Se está hablando mucho estos días de la exigencia de Nadal. Se debate sobre la conveniencia de llevar tu cuerpo al límite, de si es o no un ejemplo positivo. Parece un debate razonable porque incluso dentro del propio staff de Nadal se adivinan discrepancias, teniendo en cuenta los gestos que le lanzó su padre desde la grada de Wimbledon durante el partido frente a Fritz.

El problema, una vez más, es elevar la cuestión a una especie de debate moral. De un lado, los que desconfían del sacrificio extremo y alaban los esfuerzos razonables en el trabajo. Del otro, los que hablan de la ausencia de cultura del esfuerzo en las generaciones actuales, de esos nuevos niños atrofiados que gravitan únicamente hacia los videojuegos y otras distracciones electrónicas. Y, en medio, el deporte de élite, un mundo que responde a unas dinámicas particularísimas que no se pueden extrapolar a otros ámbitos de la vida.

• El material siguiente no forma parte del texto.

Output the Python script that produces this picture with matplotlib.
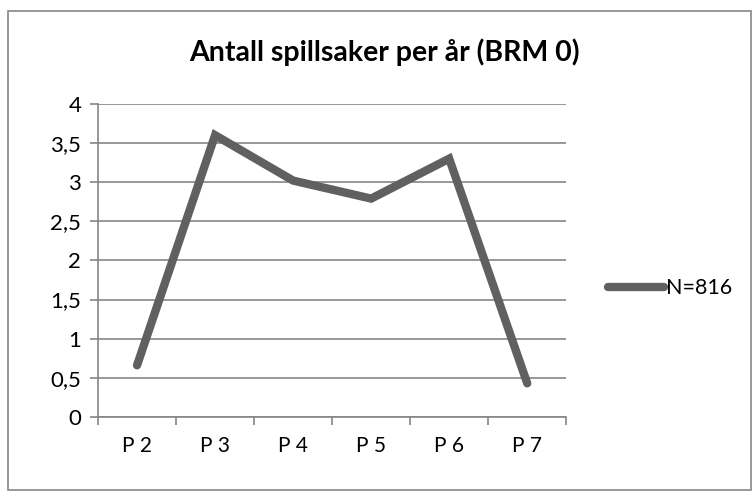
import matplotlib.pyplot as plt
from matplotlib.patches import Rectangle
from matplotlib.lines import Line2D

plt.rcParams['font.family'] = ['Lato', 'DejaVu Sans']

# data
kategorier = ["P 2", "P 3", "P 4", "P 5", "P 6", "P 7"]
verdier = [0.66, 3.60, 3.02, 2.79, 3.30, 0.43]
serie_navn = "N=816"
tittel = "Antall spillsaker per år (BRM 0)"
y_ticks = [0, 0.5, 1, 1.5, 2, 2.5, 3, 3.5, 4]

grid_col = "#868686"
line_col = "#606060"

fig = plt.figure(figsize=(7.54, 4.97), dpi=100)
ax = fig.add_axes([0.130, 0.161, 0.621, 0.630])

x = range(len(kategorier))
ax.plot(x, verdier, color=line_col, lw=6, solid_capstyle="round",
        solid_joinstyle="miter", zorder=3)

ax.set_xlim(-0.5, len(kategorier) - 0.5)
ax.set_ylim(0, 4)
ax.set_yticks(y_ticks)
ax.set_yticklabels([f"{v:g}".replace(".", ",") for v in y_ticks], fontsize=16)
ax.set_xticks(list(x))
ax.set_xticklabels(kategorier, fontsize=15)
ax.set_xticks([i - 0.5 for i in range(len(kategorier) + 1)], minor=True)
ax.tick_params(axis="x", which="major", length=0, pad=14)
ax.tick_params(axis="x", which="minor", length=6, color=grid_col, width=1.2)
ax.tick_params(axis="y", length=6, color=grid_col, width=1.2, pad=6)

ax.grid(axis="y", color=grid_col, lw=1.2)
ax.set_axisbelow(True)
for s in ["top", "right"]:
    ax.spines[s].set_visible(False)
for s in ["left", "bottom"]:
    ax.spines[s].set_color(grid_col)
    ax.spines[s].set_linewidth(1.2)

fig.text(0.51, 0.894, tittel, ha="center", va="center", fontsize=20.5,
         fontweight="bold")

fig.legend(handles=[Line2D([0], [0], color=line_col, lw=6,
                           solid_capstyle="round")],
           labels=[serie_navn], loc="center left",
           bbox_to_anchor=(0.781, 0.42), frameon=False, fontsize=15.5,
           handlelength=2.6, handletextpad=0.1)

fig.patches.append(Rectangle((0.011, 0.014), 0.985, 0.964,
                             transform=fig.transFigure, fill=False,
                             edgecolor="#868686", lw=1.2))

fig.savefig("out.png", dpi=100)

Los deportistas profesionales conviven constantemente con el dolor, en muchos casos crónico. Hace unos días, sin ir más lejos, Primoz Roglic se recoló el hombro en pleno Tour de Francia y siguió rodando. Nadal es sólo una pequeña parte de ese extenso grupo de atletas capaces de perseverar cuando la mayoría nos rendiríamos. Sus historias parecen material para carteles motivacionales: “No te rindas”, “Persevera”, “Aguanta”. Pero compararse con Nadal, o con Roglic, es tan absurdo como pretender entender su dolor desde el sofá de tu casa.